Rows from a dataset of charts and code
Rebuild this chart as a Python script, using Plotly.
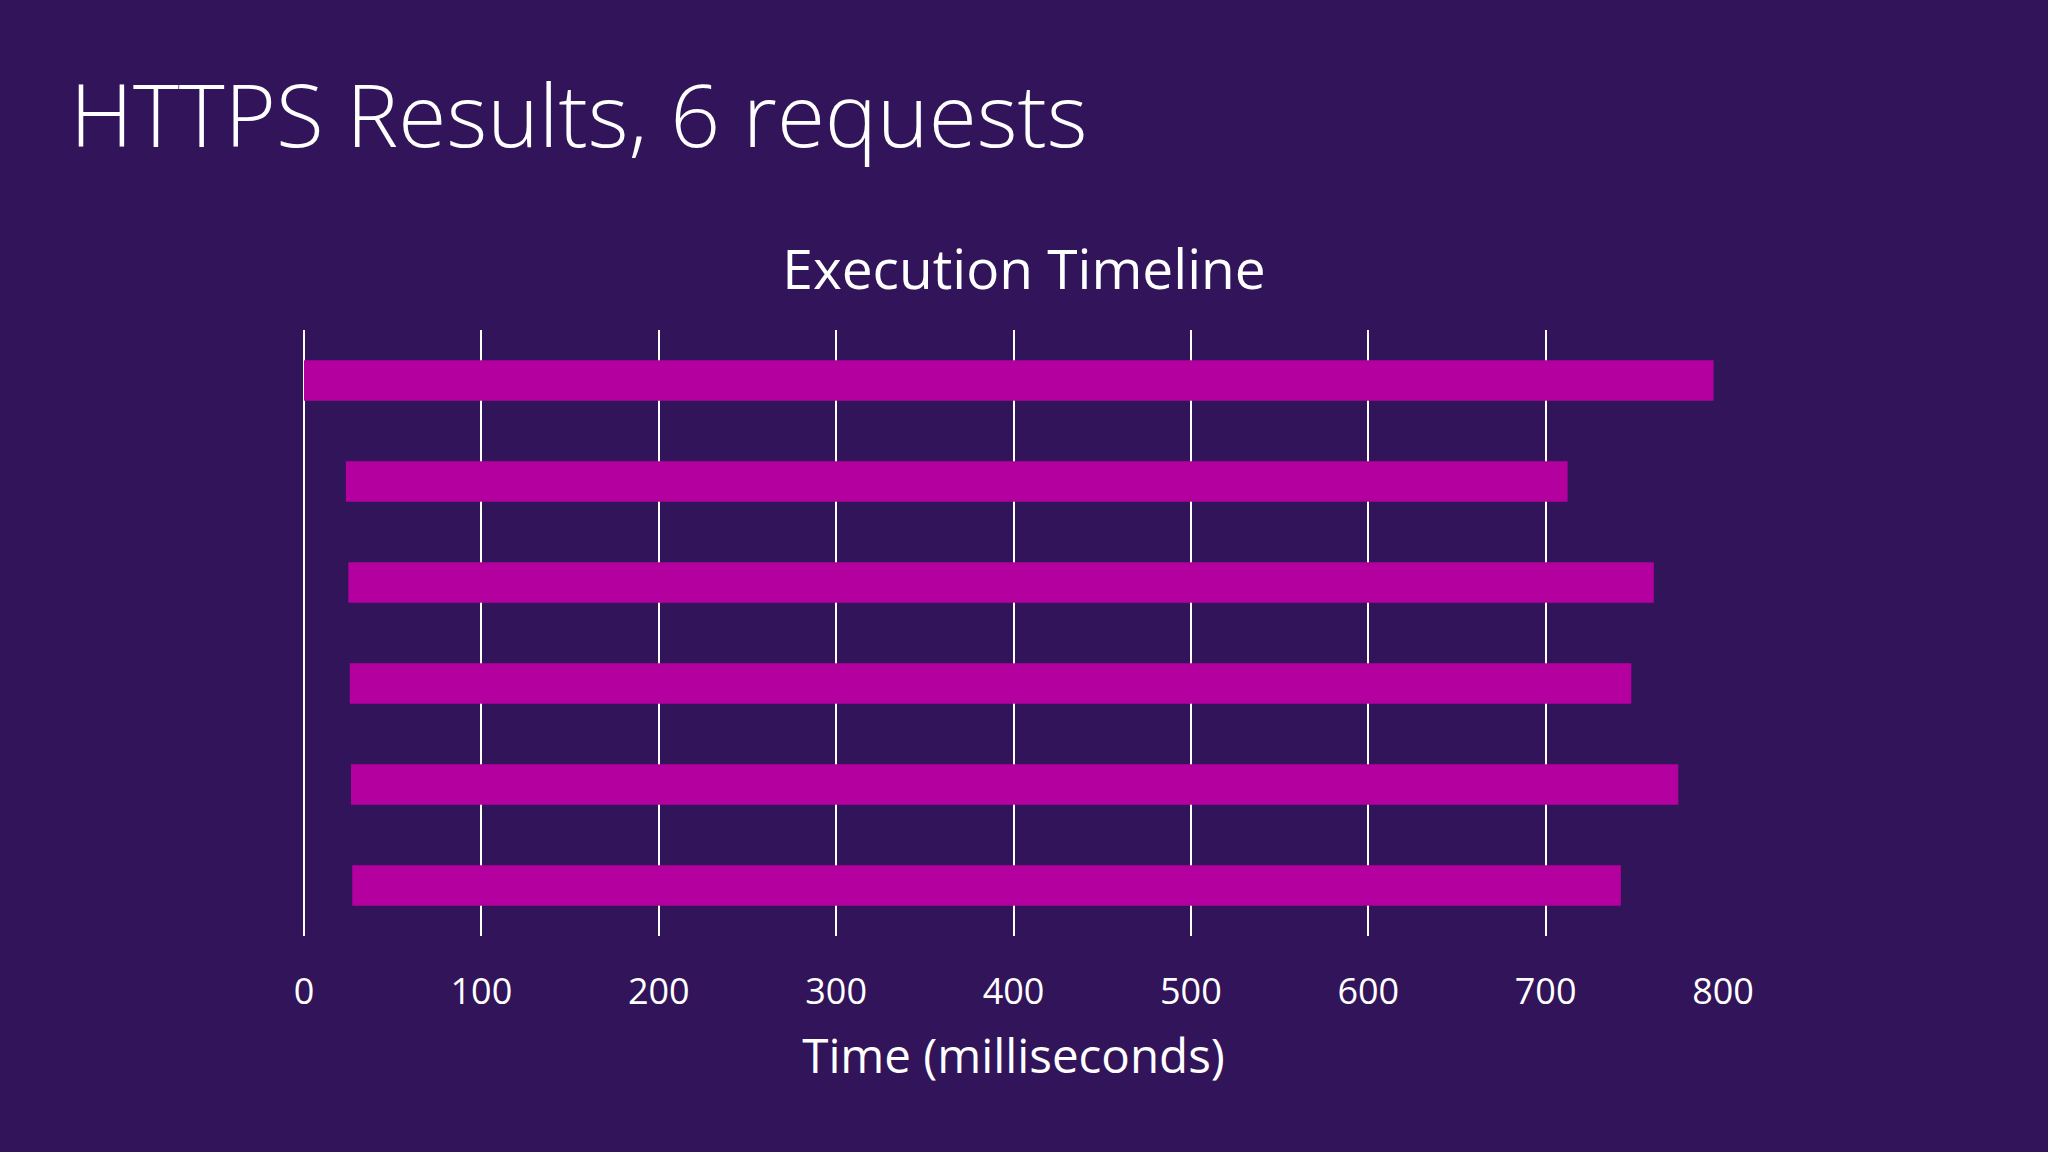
import plotly.graph_objects as go

# request timings (ms)
requests = ["Request 1", "Request 2", "Request 3", "Request 4", "Request 5", "Request 6"]
start_ms = [0, 23.6, 25, 25.8, 26.5, 27.2]
end_ms = [794.7, 712.4, 761, 748.3, 774.8, 742.4]
tick_vals = [0, 100, 200, 300, 400, 500, 600, 700, 800]

bg = "#32145A"
bar_color = "#B4009E"
font_family = "Open Sans, Noto Sans, sans-serif"

durations = [e - s for s, e in zip(start_ms, end_ms)]

data = [go.Bar(y=requests, x=durations, base=start_ms,
               orientation="h",
               marker=dict(color=bar_color, line=dict(width=0)),
               hoverinfo="x+y")]

# plot area: x 304..1723, y 330..936 (px)
plot_h = 936 - 330
plot_w = 1723 - 304

layout = go.Layout(
    width=2048, height=1152,
    paper_bgcolor=bg, plot_bgcolor=bg,
    margin=dict(l=304, r=2048 - 1723, t=330, b=1152 - 936),
    showlegend=False,
    bargap=0.6,
    title=dict(text="Execution Timeline", x=0.5, xanchor="center",
               y=1 - 270 / 1152, yanchor="middle",
               font=dict(family=font_family, size=55, color="white")),
    xaxis=dict(range=[0, 800], tickvals=tick_vals,
               showgrid=True, gridcolor="white", gridwidth=1.6,
               zeroline=True, zerolinecolor="white", zerolinewidth=1.6,
               showline=False,
               ticks="outside", ticklen=0,
               ticklabelstandoff=24,
               tickfont=dict(family=font_family, size=36, color="white"),
               title=dict(text="Time (milliseconds)", standoff=25,
                          font=dict(family=font_family, size=47.5, color="white")),
               automargin=False),
    yaxis=dict(autorange="reversed", showticklabels=False, showgrid=False,
               zeroline=False, showline=False, automargin=False),
    annotations=[dict(text="HTTPS Results, 6 requests", xref="paper", yref="paper",
                      x=(68 - 304) / plot_w, xanchor="left",
                      y=1 + (330 - 113) / plot_h, yanchor="middle",
                      showarrow=False,
                      font=dict(family=font_family, size=87.5, color="white", weight=300))],
)

fig = go.Figure(data=data, layout=layout)
fig.write_html("out.html",
               config=dict(displayModeBar=False),
               post_script="document.body.style.margin='0px';"
                           "document.body.style.backgroundColor='#32145A';")
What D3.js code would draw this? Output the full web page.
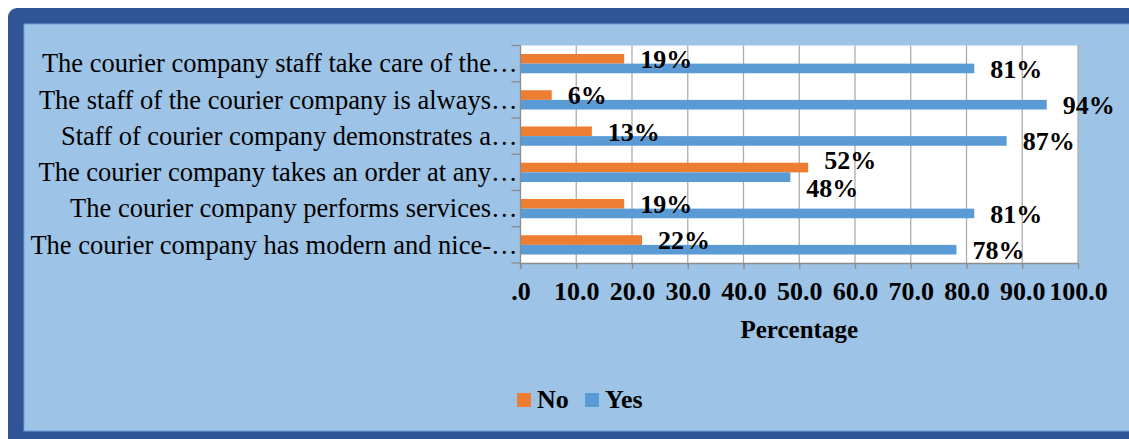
<!DOCTYPE html>
<html>
<head>
<meta charset="utf-8">
<script src="https://cdn.jsdelivr.net/npm/d3@7"></script>
<style>
  body { margin: 0; background: #fff; }
  svg { display: block; }
</style>
</head>
<body>
<svg width="1129" height="439"></svg>
<script>
var categories = [
  "The courier company staff take care of the\u2026",
  "The staff of the courier company is always\u2026",
  "Staff of courier company demonstrates a\u2026",
  "The courier company takes an order at any\u2026",
  "The courier company performs services\u2026",
  "The courier company has modern and nice-\u2026"
];
var series = ["No", "Yes"];
var noValues = [18.6, 5.6, 12.8, 51.6, 18.6, 21.8];
var yesValues = [81.4, 94.4, 87.2, 48.4, 81.4, 78.2];
var xTicks = [0, 10, 20, 30, 40, 50, 60, 70, 80, 90, 100];
var colors = { No: "#ED7D31", Yes: "#5B9BD5" };

var svg = d3.select("svg");
var serif = "'Liberation Serif', 'Times New Roman', serif";

// frame
svg.append("rect")
  .attr("x", 8).attr("y", 8)
  .attr("width", 1140).attr("height", 445)
  .attr("rx", 9)
  .attr("fill", "#2F5597");
svg.append("rect")
  .attr("x", 24).attr("y", 24)
  .attr("width", 1120).attr("height", 407)
  .attr("fill", "#9DC3E6")
  .attr("stroke", "#6F9FD6")
  .attr("stroke-width", 1);

var pLeft = 520.5, pRight = 1078, pTop = 45.5, pBottom = 263;

var x = d3.scaleLinear().domain([0, 100]).range([pLeft, pRight]);
var y = d3.scaleBand().domain(categories).range([pTop, pBottom]);
var sub = d3.scaleBand().domain(series).range([0, y.bandwidth()]).paddingOuter(0.88);

// plot area
svg.append("rect")
  .attr("x", pLeft).attr("y", pTop)
  .attr("width", pRight - pLeft).attr("height", pBottom - pTop)
  .attr("fill", "#fff");

// gridlines
svg.append("g")
  .selectAll("line")
  .data(xTicks.slice(1))
  .enter()
  .append("line")
  .attr("x1", function (d) { return x(d); })
  .attr("x2", function (d) { return x(d); })
  .attr("y1", pTop).attr("y2", pBottom)
  .attr("stroke", "#ADADAD")
  .attr("stroke-width", 1.3);

var rows = categories.map(function (c, i) {
  return { cat: c, No: noValues[i], Yes: yesValues[i] };
});

// bars
var groups = svg.append("g")
  .selectAll("g")
  .data(rows)
  .enter()
  .append("g")
  .attr("transform", function (d) { return "translate(0," + y(d.cat) + ")"; });

groups.selectAll("rect")
  .data(function (d) { return series.map(function (s) { return { s: s, v: d[s] }; }); })
  .enter()
  .append("rect")
  .attr("x", x(0))
  .attr("y", function (d) { return sub(d.s); })
  .attr("width", function (d) { return x(d.v) - x(0); })
  .attr("height", sub.bandwidth())
  .attr("fill", function (d) { return colors[d.s]; });

// data labels (pushed apart where the two bars are about the same length)
groups.selectAll("text")
  .data(function (d) {
    var close = Math.abs(d.No - d.Yes) < 10;
    return series.map(function (s) {
      return { s: s, v: d[s], shift: close ? (s === "No" ? -8 : 10) : 0 };
    });
  })
  .enter()
  .append("text")
  .attr("x", function (d) { return x(d.v) + 16; })
  .attr("y", function (d) { return sub(d.s) + sub.bandwidth() / 2 + d.shift; })
  .attr("dy", "0.36em")
  .style("font-family", serif)
  .style("font-weight", "bold")
  .style("font-size", "26px")
  .attr("fill", "#000")
  .text(function (d) { return Math.round(d.v) + "%"; });

// Y axis
var yAxis = svg.append("g")
  .attr("transform", "translate(" + pLeft + ",0)");
yAxis.append("line")
  .attr("x1", 0).attr("x2", 0).attr("y1", pTop).attr("y2", pBottom + 6)
  .attr("stroke", "#8C8C8C").attr("stroke-width", 1.3);
yAxis.selectAll(".tk")
  .data(categories.map(function (c) { return y(c); }).concat([pBottom]))
  .enter()
  .append("line")
  .attr("x1", -9).attr("x2", 0)
  .attr("y1", function (d) { return d; })
  .attr("y2", function (d) { return d; })
  .attr("stroke", "#8C8C8C").attr("stroke-width", 1.3);
yAxis.selectAll("text")
  .data(categories)
  .enter()
  .append("text")
  .attr("x", -3)
  .attr("y", function (d) { return y(d) + y.bandwidth() / 2; })
  .attr("dy", "0.33em")
  .attr("text-anchor", "end")
  .style("font-family", serif)
  .style("font-size", "26.5px")
  .attr("fill", "#000")
  .text(function (d) { return d; });

// X axis
var xAxis = svg.append("g")
  .attr("transform", "translate(0," + pBottom + ")")
  .call(d3.axisBottom(x).tickValues(xTicks).tickSize(6).tickSizeOuter(0)
    .tickFormat(function (d) { return d === 0 ? ".0" : d3.format(".1f")(d); }));
xAxis.select(".domain").attr("stroke", "#8C8C8C").attr("stroke-width", 1.3);
xAxis.selectAll(".tick line").attr("stroke", "#8C8C8C").attr("stroke-width", 1.3);
xAxis.selectAll(".tick text")
  .attr("y", 37)
  .attr("dy", 0)
  .style("font-family", serif)
  .style("font-weight", "bold")
  .style("font-size", "26px")
  .attr("fill", "#000");

// X label
svg.append("text")
  .attr("x", (pLeft + pRight) / 2)
  .attr("y", 338)
  .attr("text-anchor", "middle")
  .style("font-family", serif)
  .style("font-weight", "bold")
  .style("font-size", "25px")
  .text("Percentage");

// legend
var legend = svg.append("g");
var legendX = [517, 585];
series.forEach(function (s, i) {
  legend.append("rect")
    .attr("x", legendX[i]).attr("y", 393)
    .attr("width", 14).attr("height", 14)
    .attr("fill", colors[s]);
  legend.append("text")
    .attr("x", legendX[i] + 20).attr("y", 408)
    .style("font-family", serif)
    .style("font-weight", "bold")
    .style("font-size", "26px")
    .text(s);
});
</script>
</body>
</html>
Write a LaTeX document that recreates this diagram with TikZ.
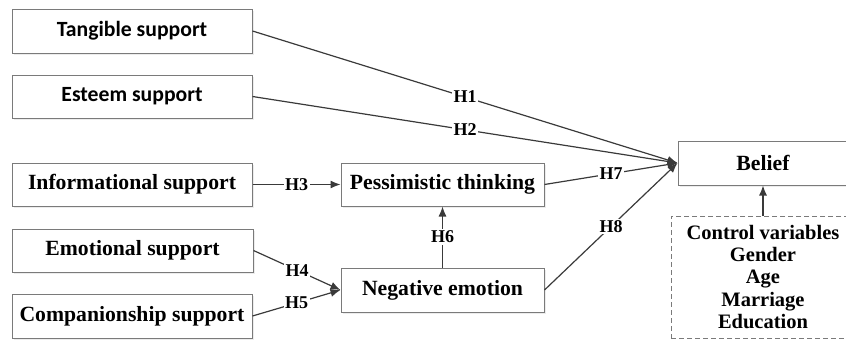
\documentclass[tikz,border=0pt]{standalone}
\usepackage{fontspec}
\setmainfont{Liberation Serif}
\newfontfamily\calib{Carlito}
\usetikzlibrary{arrows.meta,shadows}
\definecolor{linec}{HTML}{3A3A3A}
\definecolor{boxc}{HTML}{7A7A7A}
\begin{document}
\begin{tikzpicture}[x=1pt,y=-1pt,
  box/.style={draw=boxc, line width=1pt, fill=white, inner sep=0pt,
    drop shadow={shadow xshift=1.5pt, shadow yshift=-1.5pt, fill=black!12, opacity=0.6},
    font=\fontsize{21.7}{26}\selectfont\bfseries},
  ctrlbox/.style={draw=boxc, line width=1pt, dashed, dash pattern=on 5pt off 3pt, fill=white, inner sep=0pt, align=center,
    font=\fontsize{20.5}{22.2}\selectfont\bfseries},
  conn/.style={draw=linec, line width=1.2pt, -{Latex[length=10pt,width=8pt]}},
  lbl/.style={fill=white, inner sep=1.5pt, text=black, font=\fontsize{18}{18}\selectfont\bfseries}]
\useasboundingbox (0,0) rectangle (846,340);
\clip (0,0) rectangle (846,340);

\node[box, minimum width=240, minimum height=44] (ts) at (132,31) {\calib Tangible support};
\node[box, minimum width=240, minimum height=43] (es) at (132,96.5) {\calib Esteem support};
\node[box, minimum width=240, minimum height=43] (inf) at (132,184.5) {Informational support};
\node[box, minimum width=241, minimum height=43] (emo) at (132.5,250.5) {Emotional support};
\node[box, minimum width=240, minimum height=44] (comp) at (132,316) {Companionship support};
\node[box, minimum width=203, minimum height=43] (pess) at (442.5,184.5) {Pessimistic thinking};
\node[box, minimum width=203, minimum height=44] (neg) at (442.5,290) {Negative emotion};
\node[box, minimum width=170, minimum height=44] (bel) at (763,163) {Belief};
\node[ctrlbox, minimum width=184, minimum height=122] (ctrl) at (763,277)
  {Control variables\\Gender\\Age\\Marriage\\Education};

\draw[conn] (ts.east) -- node[lbl]{H1} (bel.west);
\draw[conn] (es.east) -- node[lbl]{H2} (bel.west);
\draw[conn] (inf.east) -- node[lbl]{H3} (pess.west);
\draw[conn] (emo.east) -- node[lbl]{H4} (neg.west);
\draw[conn] (comp.east) -- node[lbl]{H5} (neg.west);
\draw[conn] (neg.north) -- node[lbl]{H6} (pess.south);
\draw[conn] (pess.east) -- node[lbl]{H7} (bel.west);
\draw[conn] (neg.east) -- node[lbl]{H8} (bel.west);
\draw[conn] (ctrl.north) -- (bel.south);
\end{tikzpicture}
\end{document}
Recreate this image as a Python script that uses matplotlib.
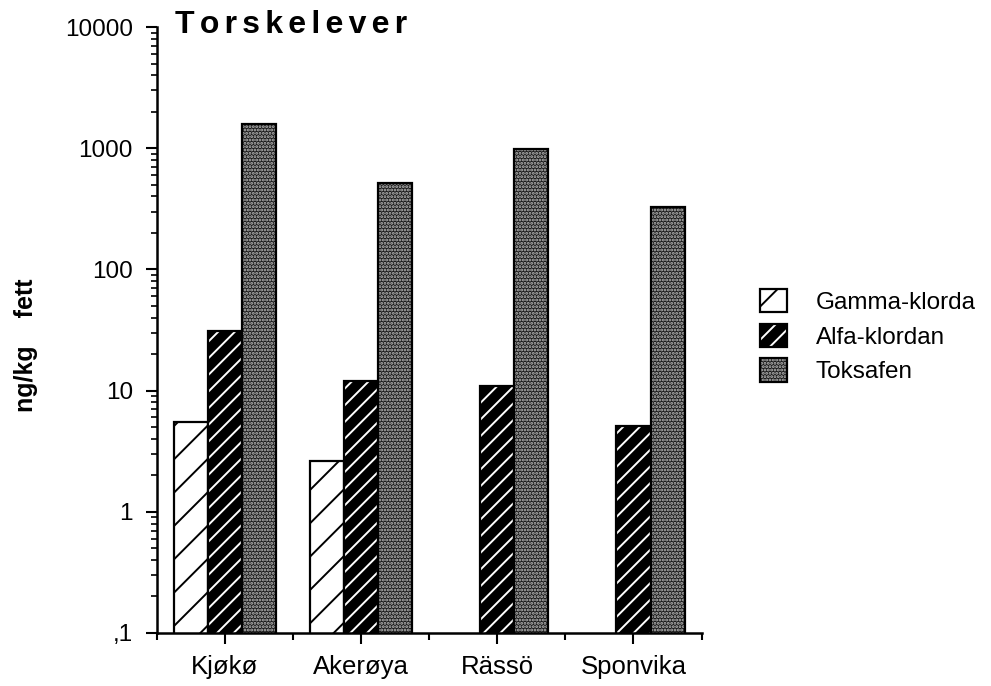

(WORK TO DO) Your task is to reproduce exactly the lines from the start of the data above through the line containing "plot_w = 1723 - 304", leaving every picture out.

(REPLY TO THE EXERCISE)
Rebuild this chart as a Python script, using Plotly.
import plotly.graph_objects as go

# request timings (ms)
requests = ["Request 1", "Request 2", "Request 3", "Request 4", "Request 5", "Request 6"]
start_ms = [0, 23.6, 25, 25.8, 26.5, 27.2]
end_ms = [794.7, 712.4, 761, 748.3, 774.8, 742.4]
tick_vals = [0, 100, 200, 300, 400, 500, 600, 700, 800]

bg = "#32145A"
bar_color = "#B4009E"
font_family = "Open Sans, Noto Sans, sans-serif"

durations = [e - s for s, e in zip(start_ms, end_ms)]

data = [go.Bar(y=requests, x=durations, base=start_ms,
               orientation="h",
               marker=dict(color=bar_color, line=dict(width=0)),
               hoverinfo="x+y")]

# plot area: x 304..1723, y 330..936 (px)
plot_h = 936 - 330
plot_w = 1723 - 304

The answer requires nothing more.